### WHAT IS NEEDED
Can you write out all the lines word for word, with no pictures?
▽
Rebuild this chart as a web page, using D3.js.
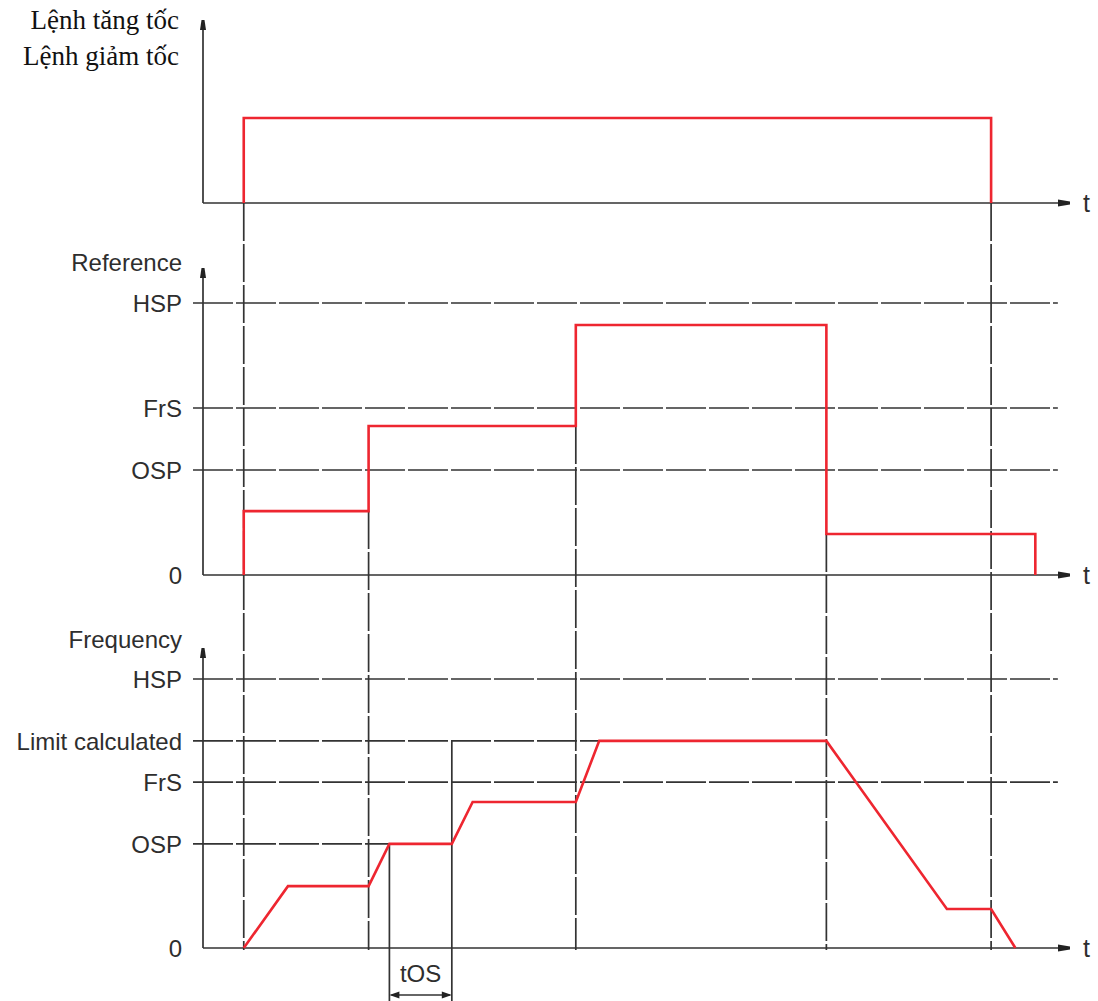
<!DOCTYPE html>
<html>
<head>
<meta charset="utf-8">
<title>Timing diagram</title>
<script src="https://cdn.jsdelivr.net/npm/d3@7"></script>
<style>
  body { margin: 0; background: #fff; }
  .lbl { font-family: "Liberation Sans", Arial, sans-serif; font-size: 24px; fill: #2e2e2e; }
  .vlbl { font-family: "Liberation Serif", "Times New Roman", serif; font-size: 27px; fill: #111; }
  .axis { stroke: #333; stroke-width: 1.7; fill: none; }
  .ref { stroke: #333; stroke-width: 1.7; stroke-dasharray: 40,3; fill: none; }
  .vref { stroke: #333; stroke-width: 1.7; stroke-dasharray: 38,3; fill: none; }
  .sig { stroke: #ee2630; stroke-width: 2.6; fill: none; stroke-linejoin: miter; }
</style>
</head>
<body>
<div id="graphic"></div>
<script>
// time events (0 = vertical axis, 100 = end of t axis)
var cmdTimes = [4.7, 4.7, 90.9, 90.9];
var cmdValues = [0, 1, 1, 0];

// reference panel
var refLevels = ["0", "OSP", "FrS", "HSP"];
var refLevelValues = [0, 38.6, 61.4, 100];
var refTimes = [4.7, 4.7, 19.1, 19.1, 43.0, 43.0, 71.9, 71.9, 96.0, 96.0];
var refValues = [0, 23.5, 23.5, 54.8, 54.8, 91.9, 91.9, 15.1, 15.1, 0];

// frequency panel
var freqLevels = ["0", "OSP", "FrS", "Limit calculated", "HSP"];
var freqLevelValues = [0, 38.7, 61.7, 77.0, 100];
var freqLevelEnds = [100, 21.5, 98.6, 45.7, 98.6];
var freqTimes = [4.7, 9.8, 19.1, 21.5, 28.7, 31.1, 43.0, 45.7, 71.9, 85.8, 90.9, 93.7];
var freqValues = [0, 23.0, 23.0, 38.7, 38.7, 54.3, 54.3, 77.0, 77.0, 14.5, 14.5, 0];

// vertical guide lines: time, start panel, start value
var guideTimes = [4.7, 19.1, 43.0, 71.9, 90.9];
var guideFrom = ["cmd", "ref", "ref", "ref", "cmd"];
var guideFromValue = [0, 23.5, 54.8, 15.1, 0];

var tosStart = 21.5, tosEnd = 28.7;

var W = 1098, H = 1001;
var svg = d3.select("#graphic").append("svg").attr("width", W).attr("height", H);

var x = d3.scaleLinear().domain([0, 100]).range([203, 1070]);
var y = {
  cmd: d3.scaleLinear().domain([0, 1]).range([203, 118]),
  ref: d3.scaleLinear().domain([0, 100]).range([575, 303]),
  freq: d3.scaleLinear().domain([0, 100]).range([948, 679])
};
var axisTop = { cmd: 20, ref: 268, freq: 648 };

var line = function (ys) {
  return d3.line().x(function (d) { return x(d[0]); }).y(function (d) { return ys(d[1]); });
};

// dashed vertical guides
guideTimes.forEach(function (t, i) {
  svg.append("line").attr("class", "vref")
    .attr("x1", x(t)).attr("x2", x(t))
    .attr("y1", y[guideFrom[i]](guideFromValue[i])).attr("y2", y.freq(0) + 2);
});

// tOS markers
[tosStart, tosEnd].forEach(function (t) {
  var v = t === tosStart ? 38.7 : 77.0;
  svg.append("line").attr("class", "axis")
    .attr("x1", x(t)).attr("x2", x(t))
    .attr("y1", y.freq(v)).attr("y2", 1001);
});

// reference level lines
function levels(names, vals, ends, ys) {
  names.forEach(function (n, i) {
    if (vals[i] === 0) return;
    svg.append("line").attr("class", "ref")
      .attr("x1", 193).attr("x2", x(ends ? ends[i] : 98.6))
      .attr("y1", ys(vals[i])).attr("y2", ys(vals[i]));
  });
  names.forEach(function (n, i) {
    svg.append("text").attr("class", "lbl")
      .attr("x", 182).attr("y", ys(vals[i]))
      .attr("dy", "0.36em").attr("text-anchor", "end").text(n);
  });
}
levels(refLevels, refLevelValues, null, y.ref);
levels(freqLevels, freqLevelValues, freqLevelEnds, y.freq);

// axes with arrows
function axes(key) {
  var ys = y[key];
  var x0 = x(0), y0 = ys(0), top = axisTop[key], xe = x(100);
  svg.append("path").attr("class", "axis")
    .attr("d", "M" + x0 + "," + y0 + "V" + (top + 4) + "M" + x0 + "," + y0 + "H" + (xe - 4));
  svg.append("path").attr("fill", "#222")
    .attr("d", "M" + (x0 - 3) + "," + (top + 10) + "L" + (x0 - 1.5) + "," + top + "L" + (x0 + 1.5) + "," + top + "L" + (x0 + 3) + "," + (top + 10) + "Z");
  svg.append("path").attr("fill", "#222")
    .attr("d", "M" + (xe - 12) + "," + (y0 - 3.5) + "L" + xe + "," + (y0 - 1.5) + "L" + xe + "," + (y0 + 1.5) + "L" + (xe - 12) + "," + (y0 + 3.5) + "Z");
  svg.append("text").attr("class", "lbl").style("font-size", "25px")
    .attr("x", 1083).attr("y", y0).attr("dy", "0.36em").text("t");
}
["cmd", "ref", "freq"].forEach(axes);

svg.append("text").attr("class", "lbl").attr("x", 182).attr("y", 271).attr("text-anchor", "end").text("Reference");
svg.append("text").attr("class", "lbl").attr("x", 182).attr("y", 648).attr("text-anchor", "end").text("Frequency");
svg.append("text").attr("class", "vlbl").attr("x", 179).attr("y", 29).attr("text-anchor", "end").text("Lệnh tăng tốc");
svg.append("text").attr("class", "vlbl").attr("x", 179).attr("y", 65).attr("text-anchor", "end").text("Lệnh giảm tốc");

// signals
svg.append("path").attr("class", "sig").attr("d", line(y.cmd)(d3.zip(cmdTimes, cmdValues)));
svg.append("path").attr("class", "sig").attr("d", line(y.ref)(d3.zip(refTimes, refValues)));
svg.append("path").attr("class", "sig").attr("d", line(y.freq)(d3.zip(freqTimes, freqValues)));

// tOS dimension
var ty = 995;
svg.append("text").attr("class", "lbl").attr("x", (x(tosStart) + x(tosEnd)) / 2).attr("y", 982)
  .attr("text-anchor", "middle").text("tOS");
svg.append("line").attr("class", "axis").style("stroke-width", 1.4)
  .attr("x1", x(tosStart) + 2).attr("x2", x(tosEnd) - 2).attr("y1", ty).attr("y2", ty);
svg.append("path").attr("fill", "#222")
  .attr("d", "M" + x(tosStart) + "," + ty + "l10,-3.5v7Z");
svg.append("path").attr("fill", "#222")
  .attr("d", "M" + x(tosEnd) + "," + ty + "l-10,-3.5v7Z");
</script>
</body>
</html>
△
### RESPONSE TO THIS TASK
Rebuild this chart as a web page, using D3.js.
<!DOCTYPE html>
<html>
<head>
<meta charset="utf-8">
<title>Timing diagram</title>
<script src="https://cdn.jsdelivr.net/npm/d3@7"></script>
<style>
  body { margin: 0; background: #fff; }
  .lbl { font-family: "Liberation Sans", Arial, sans-serif; font-size: 24px; fill: #2e2e2e; }
  .vlbl { font-family: "Liberation Serif", "Times New Roman", serif; font-size: 27px; fill: #111; }
  .axis { stroke: #333; stroke-width: 1.7; fill: none; }
  .ref { stroke: #333; stroke-width: 1.7; stroke-dasharray: 40,3; fill: none; }
  .vref { stroke: #333; stroke-width: 1.7; stroke-dasharray: 38,3; fill: none; }
  .sig { stroke: #ee2630; stroke-width: 2.6; fill: none; stroke-linejoin: miter; }
</style>
</head>
<body>
<div id="graphic"></div>
<script>
// time events (0 = vertical axis, 100 = end of t axis)
var cmdTimes = [4.7, 4.7, 90.9, 90.9];
var cmdValues = [0, 1, 1, 0];

// reference panel
var refLevels = ["0", "OSP", "FrS", "HSP"];
var refLevelValues = [0, 38.6, 61.4, 100];
var refTimes = [4.7, 4.7, 19.1, 19.1, 43.0, 43.0, 71.9, 71.9, 96.0, 96.0];
var refValues = [0, 23.5, 23.5, 54.8, 54.8, 91.9, 91.9, 15.1, 15.1, 0];

// frequency panel
var freqLevels = ["0", "OSP", "FrS", "Limit calculated", "HSP"];
var freqLevelValues = [0, 38.7, 61.7, 77.0, 100];
var freqLevelEnds = [100, 21.5, 98.6, 45.7, 98.6];
var freqTimes = [4.7, 9.8, 19.1, 21.5, 28.7, 31.1, 43.0, 45.7, 71.9, 85.8, 90.9, 93.7];
var freqValues = [0, 23.0, 23.0, 38.7, 38.7, 54.3, 54.3, 77.0, 77.0, 14.5, 14.5, 0];

// vertical guide lines: time, start panel, start value
var guideTimes = [4.7, 19.1, 43.0, 71.9, 90.9];
var guideFrom = ["cmd", "ref", "ref", "ref", "cmd"];
var guideFromValue = [0, 23.5, 54.8, 15.1, 0];

var tosStart = 21.5, tosEnd = 28.7;

var W = 1098, H = 1001;
var svg = d3.select("#graphic").append("svg").attr("width", W).attr("height", H);

var x = d3.scaleLinear().domain([0, 100]).range([203, 1070]);
var y = {
  cmd: d3.scaleLinear().domain([0, 1]).range([203, 118]),
  ref: d3.scaleLinear().domain([0, 100]).range([575, 303]),
  freq: d3.scaleLinear().domain([0, 100]).range([948, 679])
};
var axisTop = { cmd: 20, ref: 268, freq: 648 };

var line = function (ys) {
  return d3.line().x(function (d) { return x(d[0]); }).y(function (d) { return ys(d[1]); });
};

// dashed vertical guides
guideTimes.forEach(function (t, i) {
  svg.append("line").attr("class", "vref")
    .attr("x1", x(t)).attr("x2", x(t))
    .attr("y1", y[guideFrom[i]](guideFromValue[i])).attr("y2", y.freq(0) + 2);
});

// tOS markers
[tosStart, tosEnd].forEach(function (t) {
  var v = t === tosStart ? 38.7 : 77.0;
  svg.append("line").attr("class", "axis")
    .attr("x1", x(t)).attr("x2", x(t))
    .attr("y1", y.freq(v)).attr("y2", 1001);
});

// reference level lines
function levels(names, vals, ends, ys) {
  names.forEach(function (n, i) {
    if (vals[i] === 0) return;
    svg.append("line").attr("class", "ref")
      .attr("x1", 193).attr("x2", x(ends ? ends[i] : 98.6))
      .attr("y1", ys(vals[i])).attr("y2", ys(vals[i]));
  });
  names.forEach(function (n, i) {
    svg.append("text").attr("class", "lbl")
      .attr("x", 182).attr("y", ys(vals[i]))
      .attr("dy", "0.36em").attr("text-anchor", "end").text(n);
  });
}
levels(refLevels, refLevelValues, null, y.ref);
levels(freqLevels, freqLevelValues, freqLevelEnds, y.freq);

// axes with arrows
function axes(key) {
  var ys = y[key];
  var x0 = x(0), y0 = ys(0), top = axisTop[key], xe = x(100);
  svg.append("path").attr("class", "axis")
    .attr("d", "M" + x0 + "," + y0 + "V" + (top + 4) + "M" + x0 + "," + y0 + "H" + (xe - 4));
  svg.append("path").attr("fill", "#222")
    .attr("d", "M" + (x0 - 3) + "," + (top + 10) + "L" + (x0 - 1.5) + "," + top + "L" + (x0 + 1.5) + "," + top + "L" + (x0 + 3) + "," + (top + 10) + "Z");
  svg.append("path").attr("fill", "#222")
    .attr("d", "M" + (xe - 12) + "," + (y0 - 3.5) + "L" + xe + "," + (y0 - 1.5) + "L" + xe + "," + (y0 + 1.5) + "L" + (xe - 12) + "," + (y0 + 3.5) + "Z");
  svg.append("text").attr("class", "lbl").style("font-size", "25px")
    .attr("x", 1083).attr("y", y0).attr("dy", "0.36em").text("t");
}
["cmd", "ref", "freq"].forEach(axes);

svg.append("text").attr("class", "lbl").attr("x", 182).attr("y", 271).attr("text-anchor", "end").text("Reference");
svg.append("text").attr("class", "lbl").attr("x", 182).attr("y", 648).attr("text-anchor", "end").text("Frequency");
svg.append("text").attr("class", "vlbl").attr("x", 179).attr("y", 29).attr("text-anchor", "end").text("Lệnh tăng tốc");
svg.append("text").attr("class", "vlbl").attr("x", 179).attr("y", 65).attr("text-anchor", "end").text("Lệnh giảm tốc");

// signals
svg.append("path").attr("class", "sig").attr("d", line(y.cmd)(d3.zip(cmdTimes, cmdValues)));
svg.append("path").attr("class", "sig").attr("d", line(y.ref)(d3.zip(refTimes, refValues)));
svg.append("path").attr("class", "sig").attr("d", line(y.freq)(d3.zip(freqTimes, freqValues)));

// tOS dimension
var ty = 995;
svg.append("text").attr("class", "lbl").attr("x", (x(tosStart) + x(tosEnd)) / 2).attr("y", 982)
  .attr("text-anchor", "middle").text("tOS");
svg.append("line").attr("class", "axis").style("stroke-width", 1.4)
  .attr("x1", x(tosStart) + 2).attr("x2", x(tosEnd) - 2).attr("y1", ty).attr("y2", ty);
svg.append("path").attr("fill", "#222")
  .attr("d", "M" + x(tosStart) + "," + ty + "l10,-3.5v7Z");
svg.append("path").attr("fill", "#222")
  .attr("d", "M" + x(tosEnd) + "," + ty + "l-10,-3.5v7Z");
</script>
</body>
</html>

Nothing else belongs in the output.